Me apresso em passos lentos

Longe de mim querer ser uma pobre coitada, uma desassossegada achando que é Fernando Pessoa, uma infeliz ou uma excluída. Se bem que, embora haja um grande paradoxo nisso, eu sempre fui excluída. Especialmente quando tentava me incluir. O que não combina com a pessoa que sai na rua e, magicamente, consegue uma supergentileza dos homens que brotam no meio do caminho, como inconvenientes pedras (que definitivamente não são as pedras epifânicas que Drummond poderia nos sugerir). São apenas pedras. Daquelas pequenas, aparentemente inofensivas, mas que entram por dentro das nossas sandálias e nos arrancam uma interjeição que mistura ódio e susto.

Hoje, mais do que ontem e do que antes de ontem (e do que todos os outros dias), me vi desenganada. E não por um médico que dá a entender que a pessoa vai morrer, sim, e que é pra você providenciar logo o enterro. Fui desenganada pela vida. (Soou mais trágico do que pensei que soaria). Me desenganei. (Mas se eu fosse Pessoa, “desenganei-me”). Como não sou gente, deixo do jeito que está.
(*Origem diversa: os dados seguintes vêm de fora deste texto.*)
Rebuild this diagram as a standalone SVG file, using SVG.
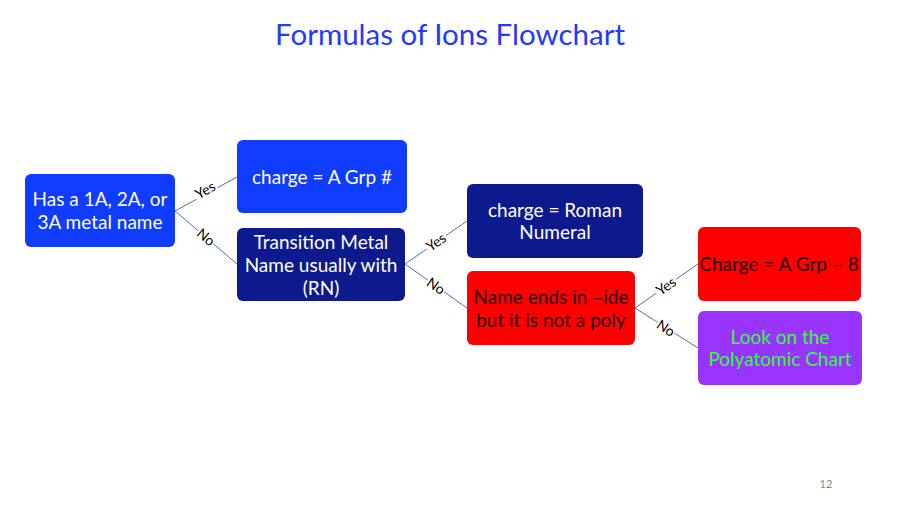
<svg xmlns="http://www.w3.org/2000/svg" width="900" height="506" viewBox="0 0 900 506">
<style>
.t{font-family:Lato,"Liberation Sans",sans-serif;font-size:19px;text-anchor:middle}
.w{fill:#ffffff}
.d{fill:#2a0000}
.g{fill:#33ff33}
.lbl{font-family:Lato,"Liberation Sans",sans-serif;font-size:14px;text-anchor:middle;fill:#000}
.c{stroke:#5b68b0;stroke-width:1;fill:none}
</style>
<rect width="900" height="506" fill="#ffffff"/>
<text x="450" y="45" font-family="Lato,'Liberation Sans',sans-serif" font-size="29.5" fill="#2438ff" text-anchor="middle">Formulas of Ions Flowchart</text>
<g id="connectors">
<path class="c" d="M175 211 L237 177"/>
<path class="c" d="M175 211 L237 264"/>
<path class="c" d="M405 264 L467 221"/>
<path class="c" d="M405 264 L467 308"/>
<path class="c" d="M635 308 L698 264"/>
<path class="c" d="M635 308 L698 348"/>
<rect x="193" y="183" width="24" height="13" fill="#fff" transform="rotate(-29 205 190)"/>
<text class="lbl" x="205" y="195" transform="rotate(-29 205 190)">Yes</text>
<rect x="196" y="230" width="20" height="13" fill="#fff" transform="rotate(40 206 237)"/>
<text class="lbl" x="206" y="242" transform="rotate(40 206 237)">No</text>
<rect x="424" y="235" width="24" height="13" fill="#fff" transform="rotate(-35 436 242)"/>
<text class="lbl" x="436" y="247" transform="rotate(-35 436 242)">Yes</text>
<rect x="426" y="279" width="20" height="13" fill="#fff" transform="rotate(35 436 286)"/>
<text class="lbl" x="436" y="291" transform="rotate(35 436 286)">No</text>
<rect x="654" y="279" width="24" height="13" fill="#fff" transform="rotate(-35 666 286)"/>
<text class="lbl" x="666" y="291" transform="rotate(-35 666 286)">Yes</text>
<rect x="656" y="321" width="20" height="13" fill="#fff" transform="rotate(33 666 328)"/>
<text class="lbl" x="666" y="333" transform="rotate(33 666 328)">No</text>
</g>
<g id="n1">
<rect x="25" y="174" width="150" height="73" rx="6" fill="#0f3cff"/>
<text class="t w" x="100" y="206">Has a 1A, 2A, or</text>
<text class="t w" x="100" y="229">3A metal name</text>
</g>
<g id="n2">
<rect x="237" y="140" width="170" height="73" rx="6" fill="#0f3cff"/>
<text class="t w" x="322" y="184">charge = A Grp #</text>
</g>
<g id="n3">
<rect x="237" y="228" width="168" height="73" rx="6" fill="#0d1a8e"/>
<text class="t w" x="321" y="249">Transition Metal</text>
<text class="t w" x="321" y="272">Name usually with</text>
<text class="t w" x="321" y="295">(RN)</text>
</g>
<g id="n4">
<rect x="467" y="184" width="176" height="74" rx="6" fill="#0d1a8e"/>
<text class="t w" x="555" y="217">charge = Roman</text>
<text class="t w" x="555" y="239">Numeral</text>
</g>
<g id="n5">
<rect x="467" y="271" width="168" height="74" rx="6" fill="#ff0000"/>
<text class="t d" x="551" y="304">Name ends in –ide</text>
<text class="t d" x="551" y="327">but it is not a poly</text>
</g>
<g id="n6">
<rect x="698" y="227" width="163" height="74" rx="6" fill="#ff0000"/>
<text class="t d" x="779" y="271">Charge = A Grp – 8</text>
</g>
<g id="n7">
<rect x="698" y="311" width="164" height="74" rx="6" fill="#9933ff"/>
<text class="t g" x="780" y="344">Look on the</text>
<text class="t g" x="780" y="366">Polyatomic Chart</text>
</g>
<text x="826" y="488" font-family="Lato,'Liberation Sans',sans-serif" font-size="11" fill="#888" text-anchor="middle">12</text>
</svg>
Nem posso dizer que me desiludi, não posso ser realista, não posso ser lógica, não posso ser óbvia que querem me atirar de volta ao caos da positividade, à lama tóxica das frases de efeito. “O que é pra ser, será”. “Tudo no tempo de Deus”. “Você não está aqui por um acaso”. Quem disse? Às vezes a vida é um grande acaso mesmo e a gente fica querendo dar uma de esotérico e científico e matemático e racional e filosófico. E eu digo sim pra tudo isso, mas preciso também do direito à dúvida. E, por isso, prosseguirei. Às vezes, como diz meu primo de nove anos, nada é nada. E é isso. Como deve ser bom não pensar além só por alguns instantes. O nada é nada, ponto final. Mas nem o nada pode se dar o direito de querer ser nada. Que dirá eu, que estou pensando e portanto estou existindo, querer ser nada. Outra coisa paradoxal sobre mim é que, tirando tudo isso que escrevi até agora, eu quero ser tantas coisas que teria o mundo inteiro como células em mim que sobrevivem por osmose de sonhos. Difícil, minhas caras amigas, competir com a realidade. Eu posso até sonhar, mas tenho a mania de acordar todos os dias. Quase sempre ao voltar pra casa. É uma morte lenta. Geralmente as mortes em vida são assim mesmo. Lentas.